__Exercise brief__
Include the line containing "plt.rcParams['font.family'] = ['Liberation" and all lines before it, repeated exactly from the listing below, without pictures.

__Data lines__
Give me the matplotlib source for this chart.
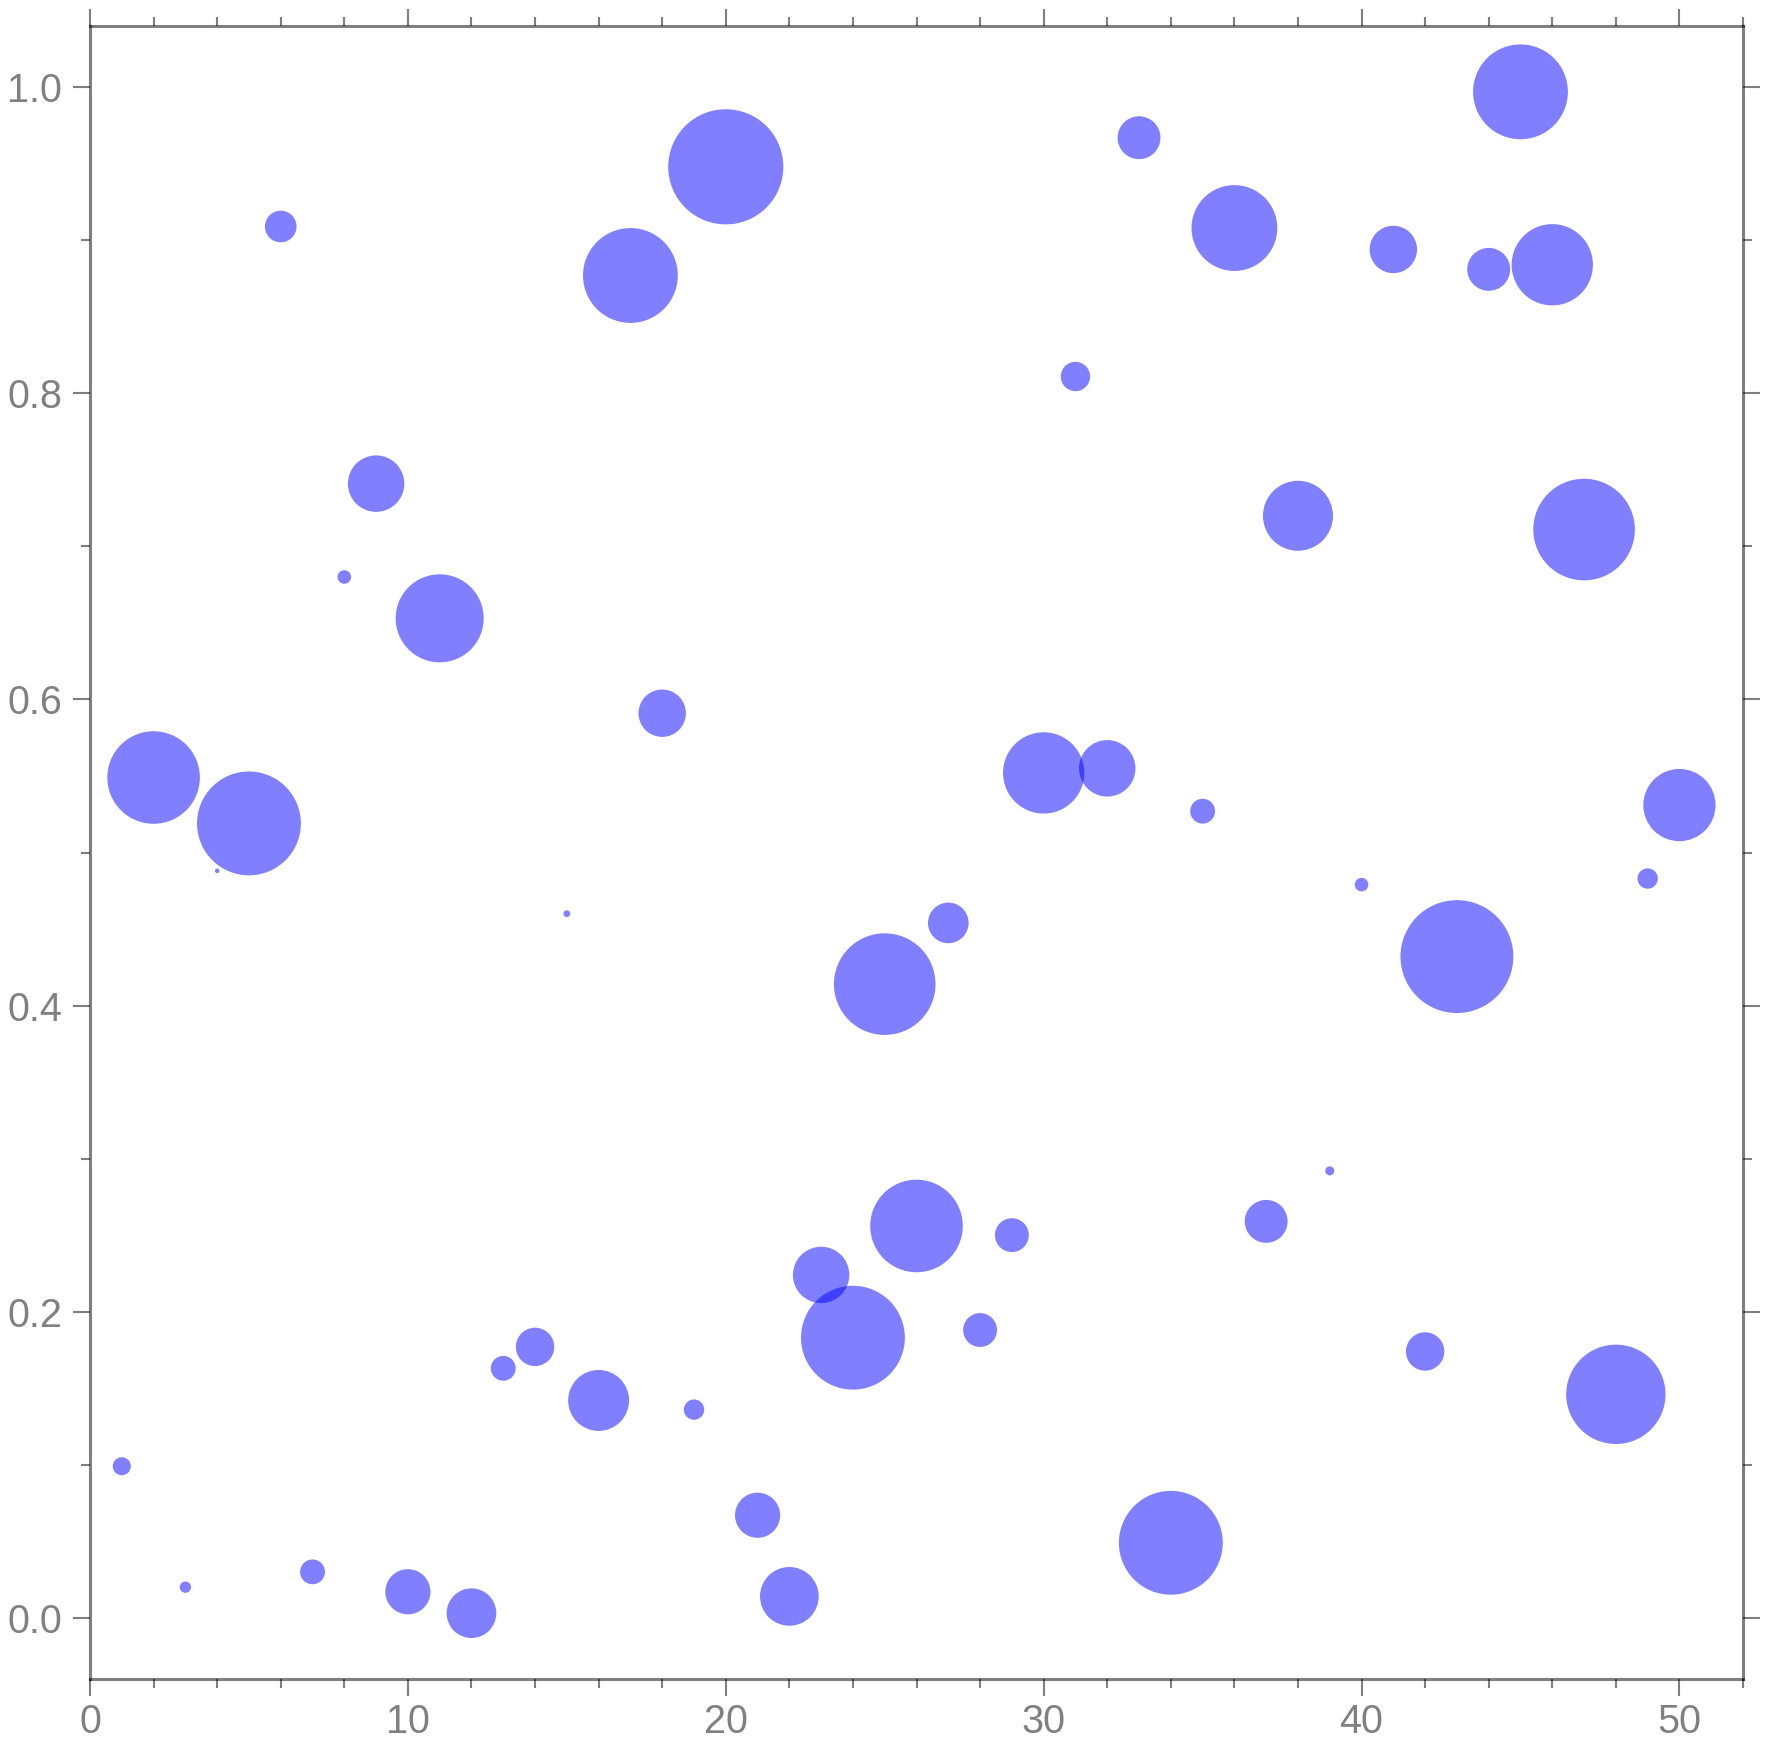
import matplotlib
matplotlib.use('Agg')
import matplotlib.pyplot as plt
from matplotlib.ticker import MultipleLocator
import numpy as np

plt.rcParams['font.family'] = ['Liberation Sans', 'DejaVu Sans']

# data
x = list(range(1, 51))
y = [0.099, 0.549, 0.020, 0.488, 0.519, 0.909, 0.030, 0.680, 0.741, 0.017,
     0.653, 0.003, 0.163, 0.177, 0.460, 0.142, 0.877, 0.591, 0.136, 0.948,
     0.067, 0.014, 0.224, 0.183, 0.414, 0.256, 0.454, 0.188, 0.250, 0.552,
     0.811, 0.555, 0.967, 0.049, 0.527, 0.908, 0.259, 0.720, 0.292, 0.479,
     0.894, 0.174, 0.432, 0.881, 0.997, 0.884, 0.711, 0.146, 0.483, 0.531]
# bubble radius (arbitrary units)
radius = [8, 41, 5, 2, 46, 14, 11, 6, 25, 20,
          39, 22, 11, 17, 3, 27, 42, 21, 9, 51,
          20, 26, 25, 46, 45, 41, 18, 15, 15, 36,
          13, 25, 19, 46, 11, 38, 19, 31, 4, 6,
          21, 17, 50, 19, 42, 36, 45, 44, 9, 32]

dpi = 100
fig = plt.figure(figsize=(17.7, 17.46), dpi=dpi)
ax = fig.add_axes([0.05085, 0.03837, 0.9339, 0.94674])

diam_pt = np.array(radius) * 1.6256
ax.scatter(x, y, s=diam_pt**2, color='blue', alpha=0.5, linewidths=0)

ax.set_xlim(0, 52)
ax.set_ylim(-0.04, 1.04)

ax.xaxis.set_major_locator(MultipleLocator(10))
ax.xaxis.set_minor_locator(MultipleLocator(2))
ax.yaxis.set_major_locator(MultipleLocator(0.2))
ax.yaxis.set_minor_locator(MultipleLocator(0.1))

edge = (0, 0, 0, 0.5)
for sp in ax.spines.values():
    sp.set_color(edge)
    sp.set_linewidth(2.2)

ax.tick_params(which='both', direction='out', top=True, right=True,
               color=edge, width=1.5, labelcolor='#808080', labelsize=28.5)
ax.tick_params(which='major', length=12, pad=5)
ax.tick_params(which='minor', length=6.5)
ax.tick_params(axis='y', which='major', pad=8)

fig.savefig('out.png', dpi=dpi)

__Finished answer__
Give me the matplotlib source for this chart.
import matplotlib
matplotlib.use('Agg')
import matplotlib.pyplot as plt
from matplotlib.ticker import MultipleLocator
import numpy as np

plt.rcParams['font.family'] = ['Liberation Sans', 'DejaVu Sans']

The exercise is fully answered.